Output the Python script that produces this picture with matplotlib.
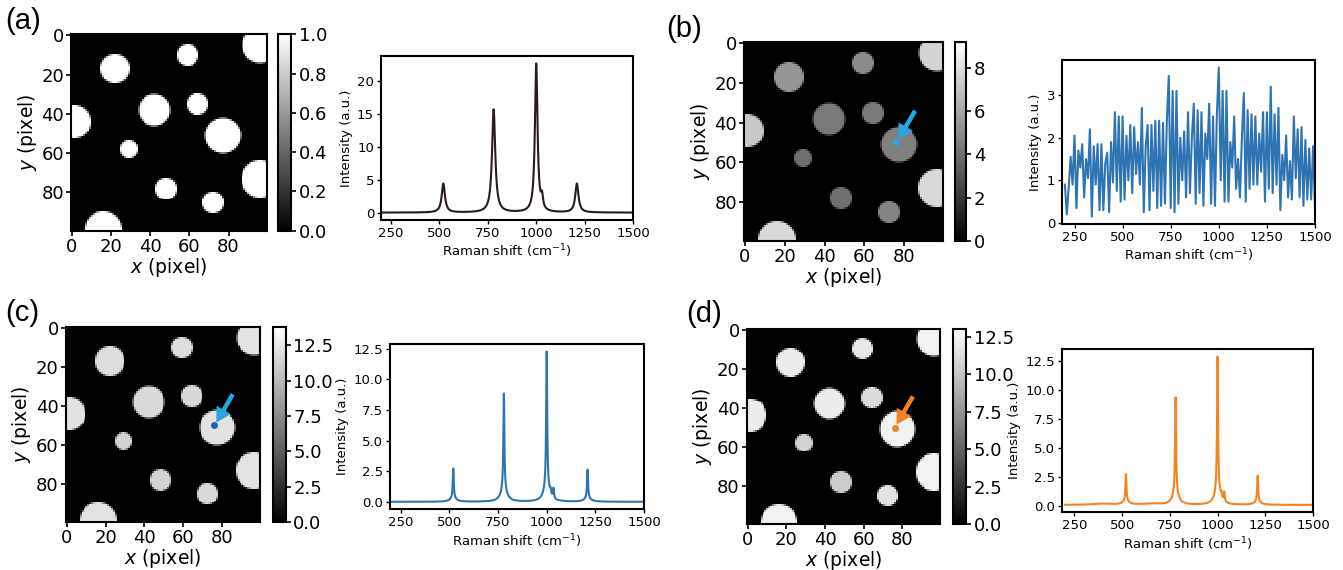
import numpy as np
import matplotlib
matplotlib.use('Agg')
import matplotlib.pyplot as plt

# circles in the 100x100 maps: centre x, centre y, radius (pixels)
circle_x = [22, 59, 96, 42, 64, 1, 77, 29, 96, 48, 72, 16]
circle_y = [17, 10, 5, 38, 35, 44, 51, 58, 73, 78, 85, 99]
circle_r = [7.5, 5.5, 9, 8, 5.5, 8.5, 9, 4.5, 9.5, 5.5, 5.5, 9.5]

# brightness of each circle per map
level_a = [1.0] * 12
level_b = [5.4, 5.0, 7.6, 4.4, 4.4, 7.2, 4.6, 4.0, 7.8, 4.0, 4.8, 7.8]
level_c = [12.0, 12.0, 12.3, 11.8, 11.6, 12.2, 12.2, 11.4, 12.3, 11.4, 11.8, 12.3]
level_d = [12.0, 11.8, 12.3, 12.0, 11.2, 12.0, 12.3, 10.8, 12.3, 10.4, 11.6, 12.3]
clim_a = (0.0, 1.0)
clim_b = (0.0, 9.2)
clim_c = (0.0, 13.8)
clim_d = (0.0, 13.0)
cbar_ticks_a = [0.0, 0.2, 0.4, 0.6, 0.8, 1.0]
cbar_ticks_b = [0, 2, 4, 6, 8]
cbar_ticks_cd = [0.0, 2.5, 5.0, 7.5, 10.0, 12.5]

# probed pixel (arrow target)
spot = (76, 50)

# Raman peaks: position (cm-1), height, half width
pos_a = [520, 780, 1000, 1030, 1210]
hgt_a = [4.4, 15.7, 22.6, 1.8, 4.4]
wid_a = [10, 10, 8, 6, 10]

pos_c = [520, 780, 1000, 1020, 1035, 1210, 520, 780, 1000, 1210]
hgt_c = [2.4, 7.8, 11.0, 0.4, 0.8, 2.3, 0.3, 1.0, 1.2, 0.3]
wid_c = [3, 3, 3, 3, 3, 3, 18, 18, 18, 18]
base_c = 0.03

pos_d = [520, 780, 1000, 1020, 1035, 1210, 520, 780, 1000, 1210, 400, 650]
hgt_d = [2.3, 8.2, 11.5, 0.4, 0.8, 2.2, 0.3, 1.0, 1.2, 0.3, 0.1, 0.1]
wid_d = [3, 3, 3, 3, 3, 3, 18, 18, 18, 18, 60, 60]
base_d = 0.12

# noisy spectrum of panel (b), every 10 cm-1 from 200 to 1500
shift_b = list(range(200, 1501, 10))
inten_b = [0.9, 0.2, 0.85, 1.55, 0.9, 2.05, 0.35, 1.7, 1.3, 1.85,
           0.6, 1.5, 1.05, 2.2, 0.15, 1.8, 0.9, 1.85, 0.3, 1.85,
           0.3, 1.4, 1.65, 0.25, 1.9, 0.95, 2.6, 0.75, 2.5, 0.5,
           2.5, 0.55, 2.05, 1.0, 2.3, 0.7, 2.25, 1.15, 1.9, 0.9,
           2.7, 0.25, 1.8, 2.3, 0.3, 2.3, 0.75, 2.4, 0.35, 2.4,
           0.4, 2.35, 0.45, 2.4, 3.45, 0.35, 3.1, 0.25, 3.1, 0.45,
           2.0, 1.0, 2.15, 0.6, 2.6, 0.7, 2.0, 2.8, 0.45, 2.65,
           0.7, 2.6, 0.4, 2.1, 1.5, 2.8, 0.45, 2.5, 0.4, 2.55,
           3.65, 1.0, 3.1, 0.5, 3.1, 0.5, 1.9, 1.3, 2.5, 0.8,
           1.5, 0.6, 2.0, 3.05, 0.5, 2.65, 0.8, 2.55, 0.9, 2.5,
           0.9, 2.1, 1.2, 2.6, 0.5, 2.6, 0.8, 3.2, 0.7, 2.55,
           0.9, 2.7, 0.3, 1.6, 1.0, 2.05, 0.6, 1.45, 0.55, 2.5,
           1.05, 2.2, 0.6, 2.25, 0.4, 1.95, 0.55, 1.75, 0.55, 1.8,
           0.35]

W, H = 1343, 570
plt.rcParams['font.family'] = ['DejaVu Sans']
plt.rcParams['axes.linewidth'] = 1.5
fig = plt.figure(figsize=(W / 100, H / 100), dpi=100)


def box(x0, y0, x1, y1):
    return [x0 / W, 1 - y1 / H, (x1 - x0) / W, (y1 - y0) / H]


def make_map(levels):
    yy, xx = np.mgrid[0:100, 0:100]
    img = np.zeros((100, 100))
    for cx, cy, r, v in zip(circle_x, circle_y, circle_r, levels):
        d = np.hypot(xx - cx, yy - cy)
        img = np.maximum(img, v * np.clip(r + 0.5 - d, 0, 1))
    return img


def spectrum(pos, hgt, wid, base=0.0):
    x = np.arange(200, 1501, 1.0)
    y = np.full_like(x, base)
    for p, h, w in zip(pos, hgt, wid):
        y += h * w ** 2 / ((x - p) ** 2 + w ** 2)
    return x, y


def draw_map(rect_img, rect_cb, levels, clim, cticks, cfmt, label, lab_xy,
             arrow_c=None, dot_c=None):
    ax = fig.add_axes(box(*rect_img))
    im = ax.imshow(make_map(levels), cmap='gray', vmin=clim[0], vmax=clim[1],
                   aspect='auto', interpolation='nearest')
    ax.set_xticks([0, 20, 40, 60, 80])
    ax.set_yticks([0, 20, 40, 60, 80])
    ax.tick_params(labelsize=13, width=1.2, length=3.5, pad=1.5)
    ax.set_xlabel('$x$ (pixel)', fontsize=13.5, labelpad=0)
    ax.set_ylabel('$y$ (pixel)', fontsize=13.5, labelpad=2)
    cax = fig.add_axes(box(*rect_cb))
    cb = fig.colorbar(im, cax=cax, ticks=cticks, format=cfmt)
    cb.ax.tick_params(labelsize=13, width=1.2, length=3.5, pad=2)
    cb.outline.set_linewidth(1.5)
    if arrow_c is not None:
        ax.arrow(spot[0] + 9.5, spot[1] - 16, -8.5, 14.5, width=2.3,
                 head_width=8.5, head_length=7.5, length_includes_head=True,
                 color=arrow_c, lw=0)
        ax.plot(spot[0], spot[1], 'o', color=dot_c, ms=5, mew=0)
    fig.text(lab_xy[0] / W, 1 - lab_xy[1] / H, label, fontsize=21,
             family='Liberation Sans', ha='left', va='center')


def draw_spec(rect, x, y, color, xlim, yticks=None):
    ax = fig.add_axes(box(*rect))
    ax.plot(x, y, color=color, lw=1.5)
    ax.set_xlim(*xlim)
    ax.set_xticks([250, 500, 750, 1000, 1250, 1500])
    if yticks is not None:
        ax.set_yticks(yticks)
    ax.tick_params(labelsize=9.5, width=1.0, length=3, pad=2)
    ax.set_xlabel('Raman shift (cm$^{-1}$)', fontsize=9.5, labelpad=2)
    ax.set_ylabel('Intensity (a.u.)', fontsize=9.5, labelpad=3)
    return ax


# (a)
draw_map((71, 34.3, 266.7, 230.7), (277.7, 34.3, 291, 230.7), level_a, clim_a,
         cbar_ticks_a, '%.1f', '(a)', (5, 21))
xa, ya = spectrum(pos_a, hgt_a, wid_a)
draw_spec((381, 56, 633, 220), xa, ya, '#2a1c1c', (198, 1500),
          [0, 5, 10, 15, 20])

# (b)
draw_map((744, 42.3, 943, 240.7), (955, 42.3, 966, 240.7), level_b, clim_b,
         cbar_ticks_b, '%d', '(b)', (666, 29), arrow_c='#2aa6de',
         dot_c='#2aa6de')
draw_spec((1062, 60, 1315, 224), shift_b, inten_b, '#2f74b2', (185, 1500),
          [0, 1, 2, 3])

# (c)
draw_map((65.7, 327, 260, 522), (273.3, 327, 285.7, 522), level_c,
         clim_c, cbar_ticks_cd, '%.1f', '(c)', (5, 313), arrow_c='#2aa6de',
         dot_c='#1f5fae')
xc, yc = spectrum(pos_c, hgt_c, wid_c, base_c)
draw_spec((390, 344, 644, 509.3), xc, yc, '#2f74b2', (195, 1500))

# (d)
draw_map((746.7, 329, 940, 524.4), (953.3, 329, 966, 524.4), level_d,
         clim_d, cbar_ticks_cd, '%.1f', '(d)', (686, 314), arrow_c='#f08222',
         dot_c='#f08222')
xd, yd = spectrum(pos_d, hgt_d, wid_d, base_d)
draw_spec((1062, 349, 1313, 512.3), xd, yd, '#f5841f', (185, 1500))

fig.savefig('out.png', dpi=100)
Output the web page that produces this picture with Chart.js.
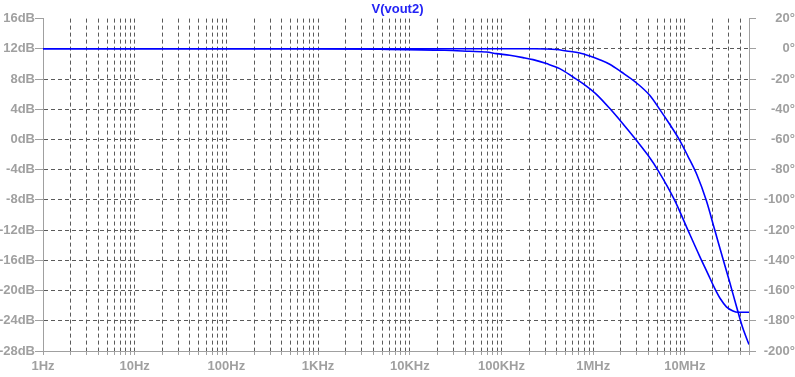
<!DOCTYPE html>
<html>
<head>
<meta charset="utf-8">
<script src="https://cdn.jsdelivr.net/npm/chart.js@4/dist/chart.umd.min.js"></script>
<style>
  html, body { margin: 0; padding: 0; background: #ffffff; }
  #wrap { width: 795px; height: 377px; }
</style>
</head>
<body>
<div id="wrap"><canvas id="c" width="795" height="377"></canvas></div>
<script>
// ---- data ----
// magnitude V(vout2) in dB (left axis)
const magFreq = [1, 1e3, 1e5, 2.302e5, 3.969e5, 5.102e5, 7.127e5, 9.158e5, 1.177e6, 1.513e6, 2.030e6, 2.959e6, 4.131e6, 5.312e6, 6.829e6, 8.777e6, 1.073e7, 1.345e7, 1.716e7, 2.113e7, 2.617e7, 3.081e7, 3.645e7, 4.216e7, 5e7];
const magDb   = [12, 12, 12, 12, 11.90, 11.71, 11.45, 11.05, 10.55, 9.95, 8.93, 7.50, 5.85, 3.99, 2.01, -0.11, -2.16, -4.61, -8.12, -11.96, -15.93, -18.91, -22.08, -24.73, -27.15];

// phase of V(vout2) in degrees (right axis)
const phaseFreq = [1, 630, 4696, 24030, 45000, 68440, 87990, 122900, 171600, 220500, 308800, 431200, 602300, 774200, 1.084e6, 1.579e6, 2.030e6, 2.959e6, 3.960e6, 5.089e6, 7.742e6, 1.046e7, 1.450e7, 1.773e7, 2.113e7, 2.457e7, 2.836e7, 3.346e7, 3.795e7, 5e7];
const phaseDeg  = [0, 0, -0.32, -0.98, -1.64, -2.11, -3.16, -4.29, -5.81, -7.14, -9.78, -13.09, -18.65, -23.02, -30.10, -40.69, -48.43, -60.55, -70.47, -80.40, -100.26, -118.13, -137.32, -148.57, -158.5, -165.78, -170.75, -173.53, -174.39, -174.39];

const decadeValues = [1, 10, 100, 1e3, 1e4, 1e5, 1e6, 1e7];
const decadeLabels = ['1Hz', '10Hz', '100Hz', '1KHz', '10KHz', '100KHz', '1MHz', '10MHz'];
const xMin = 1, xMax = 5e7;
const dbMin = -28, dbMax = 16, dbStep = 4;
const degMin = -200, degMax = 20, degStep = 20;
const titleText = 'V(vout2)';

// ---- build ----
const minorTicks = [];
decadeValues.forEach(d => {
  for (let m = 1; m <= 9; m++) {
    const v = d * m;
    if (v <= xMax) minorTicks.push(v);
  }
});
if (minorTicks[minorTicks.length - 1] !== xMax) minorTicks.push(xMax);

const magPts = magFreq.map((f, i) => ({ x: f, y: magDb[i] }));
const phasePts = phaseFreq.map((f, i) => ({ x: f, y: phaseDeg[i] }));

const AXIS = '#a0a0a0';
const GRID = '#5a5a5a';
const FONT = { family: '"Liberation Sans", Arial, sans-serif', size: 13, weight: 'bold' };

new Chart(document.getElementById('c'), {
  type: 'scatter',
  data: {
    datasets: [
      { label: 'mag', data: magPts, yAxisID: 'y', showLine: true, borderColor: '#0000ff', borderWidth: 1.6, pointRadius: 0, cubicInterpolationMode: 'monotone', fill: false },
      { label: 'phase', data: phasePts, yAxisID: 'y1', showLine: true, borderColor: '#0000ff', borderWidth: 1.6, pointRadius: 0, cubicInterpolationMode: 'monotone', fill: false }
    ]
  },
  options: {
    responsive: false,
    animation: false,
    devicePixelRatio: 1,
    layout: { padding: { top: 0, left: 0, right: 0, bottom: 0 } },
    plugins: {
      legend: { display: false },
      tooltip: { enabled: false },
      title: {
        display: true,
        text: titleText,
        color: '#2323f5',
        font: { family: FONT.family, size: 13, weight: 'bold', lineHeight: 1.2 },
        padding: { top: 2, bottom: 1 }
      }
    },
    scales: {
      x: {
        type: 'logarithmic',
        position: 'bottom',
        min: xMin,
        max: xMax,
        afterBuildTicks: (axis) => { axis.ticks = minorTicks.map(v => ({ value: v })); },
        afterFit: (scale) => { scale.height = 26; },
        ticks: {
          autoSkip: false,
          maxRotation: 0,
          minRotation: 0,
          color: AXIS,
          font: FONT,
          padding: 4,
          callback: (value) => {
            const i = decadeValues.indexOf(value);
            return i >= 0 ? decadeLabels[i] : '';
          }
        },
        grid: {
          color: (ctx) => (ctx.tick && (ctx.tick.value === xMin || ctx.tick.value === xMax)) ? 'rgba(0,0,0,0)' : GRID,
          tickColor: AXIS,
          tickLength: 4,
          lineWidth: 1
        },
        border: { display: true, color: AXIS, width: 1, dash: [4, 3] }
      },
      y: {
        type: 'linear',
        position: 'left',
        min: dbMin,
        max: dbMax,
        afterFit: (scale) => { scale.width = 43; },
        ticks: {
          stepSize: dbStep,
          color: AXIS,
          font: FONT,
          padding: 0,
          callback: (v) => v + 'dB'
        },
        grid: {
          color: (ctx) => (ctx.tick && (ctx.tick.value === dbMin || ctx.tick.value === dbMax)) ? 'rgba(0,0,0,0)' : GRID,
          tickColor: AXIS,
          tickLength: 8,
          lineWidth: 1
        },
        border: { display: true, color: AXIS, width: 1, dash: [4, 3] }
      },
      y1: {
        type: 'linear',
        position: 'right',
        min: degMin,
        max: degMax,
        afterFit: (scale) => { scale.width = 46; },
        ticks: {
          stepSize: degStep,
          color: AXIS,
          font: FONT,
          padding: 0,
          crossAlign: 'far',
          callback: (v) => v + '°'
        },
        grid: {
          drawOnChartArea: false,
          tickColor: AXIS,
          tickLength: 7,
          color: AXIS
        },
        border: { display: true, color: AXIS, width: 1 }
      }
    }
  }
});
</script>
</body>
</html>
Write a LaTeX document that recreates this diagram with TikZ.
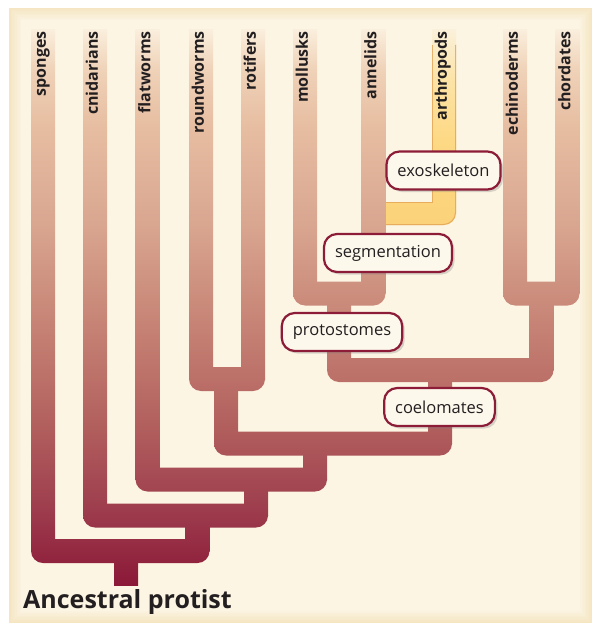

________________________________________

Exercise aim: In the records above, find the line containing "5.5, 5.5, 9.5]" and output every line from the first through that one, exactly, omitting pictures.

Result below:
Output the Python script that produces this picture with matplotlib.
import numpy as np
import matplotlib
matplotlib.use('Agg')
import matplotlib.pyplot as plt

# circles in the 100x100 maps: centre x, centre y, radius (pixels)
circle_x = [22, 59, 96, 42, 64, 1, 77, 29, 96, 48, 72, 16]
circle_y = [17, 10, 5, 38, 35, 44, 51, 58, 73, 78, 85, 99]
circle_r = [7.5, 5.5, 9, 8, 5.5, 8.5, 9, 4.5, 9.5, 5.5, 5.5, 9.5]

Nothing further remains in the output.